TORONTO, June 1 (Reuters) - Canadian T-shirt maker Gildan Activewear (GIL.TO) will increase capital spending in 2010 if markets improve enough to boost production at its Central American plants, its chief financial officer said on Monday 1 June.


Gildan Activewear

The company, which sells blank T-shirts as well as socks and underwear, would raise its 2010 capital expenditures to "north of $100 million" from roughly $65 million this year, CFO Laurence Sellyn told Reuters.

He said the money would be used to boost production at the company's plants in Honduras and Dominican Republic.

But he said the decision would be based on how quickly the market recovers.

"Depending on the need for capacity and the outlook for economic recovery and our success in retail, it will determine our need for further capacity expansion," Sellyn told Reuters in an interview.

"We haven't developed our plans for next year...Assuming that we do need further expansion, then we would go back to our more historical spending patterns of north of $100 million of capital expenditures."

The company's shares were up 4.8 percent at C$18.96 on the Toronto Stock Exchange on the afternoon of Monday 1 June, but are down about 38 percent in the past year.

Gildan deferred capital projects over the past year as it assessed the full impact of the economic downturn amid falling demand for its products and the threat of bankruptcy at one of its biggest U.S. customers.

The customer, Broder Bros, represented about 23 percent of Gildan's 2008 sales in the U.S. screenprint business. It faced a deadline in May for its key lenders to accept a refinancing of its senior notes.

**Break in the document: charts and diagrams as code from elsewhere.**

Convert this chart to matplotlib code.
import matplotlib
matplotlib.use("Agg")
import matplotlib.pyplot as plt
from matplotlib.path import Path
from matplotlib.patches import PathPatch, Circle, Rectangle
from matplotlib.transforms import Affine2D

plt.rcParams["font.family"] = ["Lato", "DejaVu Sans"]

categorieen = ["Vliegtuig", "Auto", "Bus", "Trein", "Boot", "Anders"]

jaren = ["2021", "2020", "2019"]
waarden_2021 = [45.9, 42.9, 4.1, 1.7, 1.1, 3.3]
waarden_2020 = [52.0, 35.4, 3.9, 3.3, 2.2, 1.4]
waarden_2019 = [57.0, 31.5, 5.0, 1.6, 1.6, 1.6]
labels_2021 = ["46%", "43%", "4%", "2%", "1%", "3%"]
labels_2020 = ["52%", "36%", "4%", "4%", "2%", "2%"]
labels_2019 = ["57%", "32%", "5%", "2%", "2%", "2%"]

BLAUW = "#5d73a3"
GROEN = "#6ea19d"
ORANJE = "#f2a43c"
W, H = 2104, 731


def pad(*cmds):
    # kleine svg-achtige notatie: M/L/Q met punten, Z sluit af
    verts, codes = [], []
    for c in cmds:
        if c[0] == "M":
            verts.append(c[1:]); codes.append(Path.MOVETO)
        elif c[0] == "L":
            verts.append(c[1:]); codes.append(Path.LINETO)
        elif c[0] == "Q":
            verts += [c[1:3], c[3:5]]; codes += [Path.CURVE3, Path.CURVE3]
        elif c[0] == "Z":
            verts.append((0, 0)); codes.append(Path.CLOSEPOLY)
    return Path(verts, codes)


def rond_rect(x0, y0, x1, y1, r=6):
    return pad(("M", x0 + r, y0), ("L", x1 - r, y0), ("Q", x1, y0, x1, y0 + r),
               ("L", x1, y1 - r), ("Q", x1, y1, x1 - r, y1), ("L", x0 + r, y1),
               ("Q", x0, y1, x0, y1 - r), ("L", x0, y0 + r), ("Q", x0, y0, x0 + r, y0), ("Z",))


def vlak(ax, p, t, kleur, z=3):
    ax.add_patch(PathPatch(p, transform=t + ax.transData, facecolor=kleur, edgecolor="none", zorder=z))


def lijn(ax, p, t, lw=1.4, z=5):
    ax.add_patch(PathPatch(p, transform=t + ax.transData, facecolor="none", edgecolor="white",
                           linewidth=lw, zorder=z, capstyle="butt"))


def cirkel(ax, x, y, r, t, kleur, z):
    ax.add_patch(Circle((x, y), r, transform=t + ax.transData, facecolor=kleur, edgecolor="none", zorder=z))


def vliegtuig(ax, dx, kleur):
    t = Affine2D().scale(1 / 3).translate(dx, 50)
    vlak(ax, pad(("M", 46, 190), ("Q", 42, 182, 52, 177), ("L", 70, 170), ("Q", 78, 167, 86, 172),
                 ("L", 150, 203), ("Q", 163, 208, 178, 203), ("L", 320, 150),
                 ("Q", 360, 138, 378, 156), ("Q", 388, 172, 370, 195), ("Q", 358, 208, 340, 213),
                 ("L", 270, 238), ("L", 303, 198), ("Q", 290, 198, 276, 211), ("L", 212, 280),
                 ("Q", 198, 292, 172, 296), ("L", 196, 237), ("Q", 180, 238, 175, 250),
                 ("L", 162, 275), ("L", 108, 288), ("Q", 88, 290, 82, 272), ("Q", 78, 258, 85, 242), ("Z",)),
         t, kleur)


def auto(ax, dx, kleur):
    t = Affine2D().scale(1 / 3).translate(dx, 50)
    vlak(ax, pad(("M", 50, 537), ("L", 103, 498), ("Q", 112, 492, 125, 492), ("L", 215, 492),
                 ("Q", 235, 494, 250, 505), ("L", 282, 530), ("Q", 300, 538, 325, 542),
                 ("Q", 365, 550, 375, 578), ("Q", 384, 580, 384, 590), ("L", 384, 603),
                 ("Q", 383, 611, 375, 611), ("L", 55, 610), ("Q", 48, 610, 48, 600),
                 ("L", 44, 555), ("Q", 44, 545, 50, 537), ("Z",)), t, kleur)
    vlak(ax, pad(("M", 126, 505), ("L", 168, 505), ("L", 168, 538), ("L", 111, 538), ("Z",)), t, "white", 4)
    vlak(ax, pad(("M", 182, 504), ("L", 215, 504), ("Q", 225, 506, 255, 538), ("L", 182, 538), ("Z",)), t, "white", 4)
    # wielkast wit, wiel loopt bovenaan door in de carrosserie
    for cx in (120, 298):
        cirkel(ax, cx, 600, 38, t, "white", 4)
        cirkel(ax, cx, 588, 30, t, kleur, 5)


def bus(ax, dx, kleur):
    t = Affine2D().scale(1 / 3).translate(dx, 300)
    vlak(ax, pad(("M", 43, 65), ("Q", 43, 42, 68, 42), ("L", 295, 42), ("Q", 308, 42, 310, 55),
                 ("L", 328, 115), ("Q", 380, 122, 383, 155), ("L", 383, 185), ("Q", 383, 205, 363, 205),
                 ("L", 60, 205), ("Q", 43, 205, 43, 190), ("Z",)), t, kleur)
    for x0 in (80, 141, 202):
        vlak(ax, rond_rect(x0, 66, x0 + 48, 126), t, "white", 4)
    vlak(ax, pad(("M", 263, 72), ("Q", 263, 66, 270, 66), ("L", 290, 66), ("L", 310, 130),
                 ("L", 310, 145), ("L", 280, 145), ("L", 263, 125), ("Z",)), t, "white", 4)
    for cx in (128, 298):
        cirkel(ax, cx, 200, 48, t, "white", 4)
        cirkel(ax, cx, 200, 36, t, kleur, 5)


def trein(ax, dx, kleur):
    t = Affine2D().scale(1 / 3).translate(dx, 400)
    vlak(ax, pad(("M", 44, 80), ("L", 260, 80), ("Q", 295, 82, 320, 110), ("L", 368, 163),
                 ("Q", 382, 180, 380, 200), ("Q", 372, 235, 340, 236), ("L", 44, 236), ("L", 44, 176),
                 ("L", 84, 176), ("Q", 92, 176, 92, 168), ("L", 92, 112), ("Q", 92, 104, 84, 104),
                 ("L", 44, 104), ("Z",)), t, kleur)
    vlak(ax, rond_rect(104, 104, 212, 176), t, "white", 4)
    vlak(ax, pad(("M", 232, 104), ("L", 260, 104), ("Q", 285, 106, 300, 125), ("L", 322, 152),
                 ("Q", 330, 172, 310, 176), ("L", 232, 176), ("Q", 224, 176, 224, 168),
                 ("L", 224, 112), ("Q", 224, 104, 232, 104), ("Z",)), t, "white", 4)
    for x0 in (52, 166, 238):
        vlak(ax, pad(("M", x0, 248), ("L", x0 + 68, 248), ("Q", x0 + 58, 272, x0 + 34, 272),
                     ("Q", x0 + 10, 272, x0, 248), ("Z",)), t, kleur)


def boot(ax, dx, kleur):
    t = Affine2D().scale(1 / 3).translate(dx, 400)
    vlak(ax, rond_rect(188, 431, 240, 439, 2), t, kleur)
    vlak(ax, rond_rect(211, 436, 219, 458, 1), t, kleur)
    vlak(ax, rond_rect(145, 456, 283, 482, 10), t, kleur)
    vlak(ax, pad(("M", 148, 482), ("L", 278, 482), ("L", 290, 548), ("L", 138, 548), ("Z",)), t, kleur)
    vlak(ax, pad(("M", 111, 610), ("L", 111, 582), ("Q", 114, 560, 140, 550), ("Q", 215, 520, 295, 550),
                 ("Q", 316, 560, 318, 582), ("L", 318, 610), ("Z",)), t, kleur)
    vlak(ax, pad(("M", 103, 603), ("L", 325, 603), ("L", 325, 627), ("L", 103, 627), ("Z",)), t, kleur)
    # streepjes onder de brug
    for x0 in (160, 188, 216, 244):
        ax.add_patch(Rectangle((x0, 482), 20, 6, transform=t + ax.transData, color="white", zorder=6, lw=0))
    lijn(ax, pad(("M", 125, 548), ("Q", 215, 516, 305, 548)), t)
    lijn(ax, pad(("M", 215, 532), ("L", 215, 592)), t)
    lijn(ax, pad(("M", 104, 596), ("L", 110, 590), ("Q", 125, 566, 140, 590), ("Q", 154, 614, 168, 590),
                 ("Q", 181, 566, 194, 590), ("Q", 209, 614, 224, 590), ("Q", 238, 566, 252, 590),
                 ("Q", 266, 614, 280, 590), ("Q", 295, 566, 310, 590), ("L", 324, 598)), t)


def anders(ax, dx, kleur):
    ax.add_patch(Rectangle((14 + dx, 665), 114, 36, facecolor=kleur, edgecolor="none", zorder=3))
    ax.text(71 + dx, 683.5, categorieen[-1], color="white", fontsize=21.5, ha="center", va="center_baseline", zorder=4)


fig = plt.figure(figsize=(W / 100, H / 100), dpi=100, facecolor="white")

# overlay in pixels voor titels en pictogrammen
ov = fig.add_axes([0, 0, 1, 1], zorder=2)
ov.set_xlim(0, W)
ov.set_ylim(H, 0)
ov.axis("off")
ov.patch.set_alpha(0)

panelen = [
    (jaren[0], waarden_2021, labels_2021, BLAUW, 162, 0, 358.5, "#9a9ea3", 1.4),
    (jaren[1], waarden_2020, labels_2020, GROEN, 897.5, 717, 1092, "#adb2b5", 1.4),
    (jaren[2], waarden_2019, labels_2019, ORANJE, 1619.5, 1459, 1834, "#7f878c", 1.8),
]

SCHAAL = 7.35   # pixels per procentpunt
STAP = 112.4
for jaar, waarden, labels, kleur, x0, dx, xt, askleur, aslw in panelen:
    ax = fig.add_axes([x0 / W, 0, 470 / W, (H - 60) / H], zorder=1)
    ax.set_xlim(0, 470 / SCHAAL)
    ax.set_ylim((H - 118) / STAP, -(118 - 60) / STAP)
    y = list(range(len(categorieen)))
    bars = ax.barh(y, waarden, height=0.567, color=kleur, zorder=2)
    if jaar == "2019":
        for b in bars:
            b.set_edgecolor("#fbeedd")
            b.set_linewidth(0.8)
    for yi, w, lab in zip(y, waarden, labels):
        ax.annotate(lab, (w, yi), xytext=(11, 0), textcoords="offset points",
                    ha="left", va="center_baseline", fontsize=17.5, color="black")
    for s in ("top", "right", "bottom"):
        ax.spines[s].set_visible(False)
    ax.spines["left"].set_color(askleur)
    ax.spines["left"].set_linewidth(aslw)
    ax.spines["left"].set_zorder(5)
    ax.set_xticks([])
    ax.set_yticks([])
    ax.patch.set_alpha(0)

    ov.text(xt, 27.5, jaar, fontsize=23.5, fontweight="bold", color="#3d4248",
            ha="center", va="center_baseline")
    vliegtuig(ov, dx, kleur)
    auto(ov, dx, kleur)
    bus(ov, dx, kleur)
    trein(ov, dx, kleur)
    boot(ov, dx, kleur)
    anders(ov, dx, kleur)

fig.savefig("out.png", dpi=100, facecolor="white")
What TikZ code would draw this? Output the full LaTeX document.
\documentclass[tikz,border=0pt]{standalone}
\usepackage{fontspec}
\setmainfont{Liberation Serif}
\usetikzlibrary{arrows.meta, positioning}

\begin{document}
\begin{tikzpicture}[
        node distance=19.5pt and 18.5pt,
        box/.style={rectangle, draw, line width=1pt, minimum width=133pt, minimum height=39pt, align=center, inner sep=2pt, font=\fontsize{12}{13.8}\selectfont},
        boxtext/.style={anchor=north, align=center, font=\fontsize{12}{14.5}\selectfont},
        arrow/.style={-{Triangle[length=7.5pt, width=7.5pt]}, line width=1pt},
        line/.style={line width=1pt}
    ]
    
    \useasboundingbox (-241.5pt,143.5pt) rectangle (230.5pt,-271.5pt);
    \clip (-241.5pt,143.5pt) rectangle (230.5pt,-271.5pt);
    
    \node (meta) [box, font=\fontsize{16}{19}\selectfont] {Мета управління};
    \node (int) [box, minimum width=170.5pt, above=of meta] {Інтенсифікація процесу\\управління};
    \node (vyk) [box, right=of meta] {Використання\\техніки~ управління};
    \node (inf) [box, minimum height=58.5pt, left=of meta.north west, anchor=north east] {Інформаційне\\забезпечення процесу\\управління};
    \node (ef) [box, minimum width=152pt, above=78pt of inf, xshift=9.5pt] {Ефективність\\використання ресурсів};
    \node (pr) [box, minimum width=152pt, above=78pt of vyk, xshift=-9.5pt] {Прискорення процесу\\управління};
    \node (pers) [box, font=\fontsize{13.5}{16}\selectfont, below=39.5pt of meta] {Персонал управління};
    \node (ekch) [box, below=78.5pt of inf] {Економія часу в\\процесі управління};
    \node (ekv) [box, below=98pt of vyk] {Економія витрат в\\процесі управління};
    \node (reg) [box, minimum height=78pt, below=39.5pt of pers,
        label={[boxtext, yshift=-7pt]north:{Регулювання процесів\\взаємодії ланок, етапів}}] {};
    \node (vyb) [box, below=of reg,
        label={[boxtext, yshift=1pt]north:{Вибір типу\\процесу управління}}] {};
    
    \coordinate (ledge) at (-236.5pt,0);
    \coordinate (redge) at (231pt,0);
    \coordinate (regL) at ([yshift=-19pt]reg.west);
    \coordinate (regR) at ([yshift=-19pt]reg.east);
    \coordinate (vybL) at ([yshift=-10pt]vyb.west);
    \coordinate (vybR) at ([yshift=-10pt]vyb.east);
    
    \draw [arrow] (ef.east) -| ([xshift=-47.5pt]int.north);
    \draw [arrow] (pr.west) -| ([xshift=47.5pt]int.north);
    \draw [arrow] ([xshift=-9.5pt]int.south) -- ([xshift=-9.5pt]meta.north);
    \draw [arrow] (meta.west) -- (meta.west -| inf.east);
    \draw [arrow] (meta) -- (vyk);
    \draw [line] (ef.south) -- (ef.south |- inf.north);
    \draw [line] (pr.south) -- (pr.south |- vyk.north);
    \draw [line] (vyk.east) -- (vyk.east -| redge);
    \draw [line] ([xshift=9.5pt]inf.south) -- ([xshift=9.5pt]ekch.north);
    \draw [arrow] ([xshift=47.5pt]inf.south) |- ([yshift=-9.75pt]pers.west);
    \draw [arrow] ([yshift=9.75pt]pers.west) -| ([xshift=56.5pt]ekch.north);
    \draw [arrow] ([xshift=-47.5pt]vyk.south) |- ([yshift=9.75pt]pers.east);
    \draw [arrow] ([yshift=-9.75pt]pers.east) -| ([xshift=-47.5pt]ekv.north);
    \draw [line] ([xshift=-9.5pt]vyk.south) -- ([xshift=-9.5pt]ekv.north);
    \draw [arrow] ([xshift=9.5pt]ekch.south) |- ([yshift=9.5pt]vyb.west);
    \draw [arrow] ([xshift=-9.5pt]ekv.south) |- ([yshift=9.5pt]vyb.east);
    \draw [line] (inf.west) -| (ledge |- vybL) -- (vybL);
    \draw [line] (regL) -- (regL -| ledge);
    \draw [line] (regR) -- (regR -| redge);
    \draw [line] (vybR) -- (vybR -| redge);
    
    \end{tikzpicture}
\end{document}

Holders of the majority of the debt did end up accepting the terms of the debt-for-equity swap.

Sellyn said a capital spending increase would be used to boost capacity "incrementally" at existing facilities as well as to reinstate development of a new textile factory for activewear and underwear at a plant in Honduras.

Although Sellyn said the company was "comfortable" with its inventory levels at the present, he said it might be forced to take some manufacturing downtime in the second half of the year to control levels.

"To the extent that we need to manage inventories, we will take production downtime in the second half of the year," he said.

But Sellyn said he sees demand picking up quickly as a number of its customers, including Broder Bros, restock their inventories as the retail outlook improves.

Gildan, whose market share for all its products combined was about 57 percent at the end of March, aims to boost that share to above 60 percent in the months ahead.

Sellyn said it would do this by pushing into new territories including the screenprint market in Europe, Mexico and the Asia-Pacific region.

"We had a significant increase in our market share in the quarter...and we believe that we can still achieve some further incremental expansion on top of that," Sellyn said.

"But having said that, even though there is a little bit more mileage in market share, for us to continue to be a high-growth company from the kind of base that we have today, we obviously have to be successful in entering some large, new markets. The growth in market share won't be enough to drive significant growth from the base that we have today."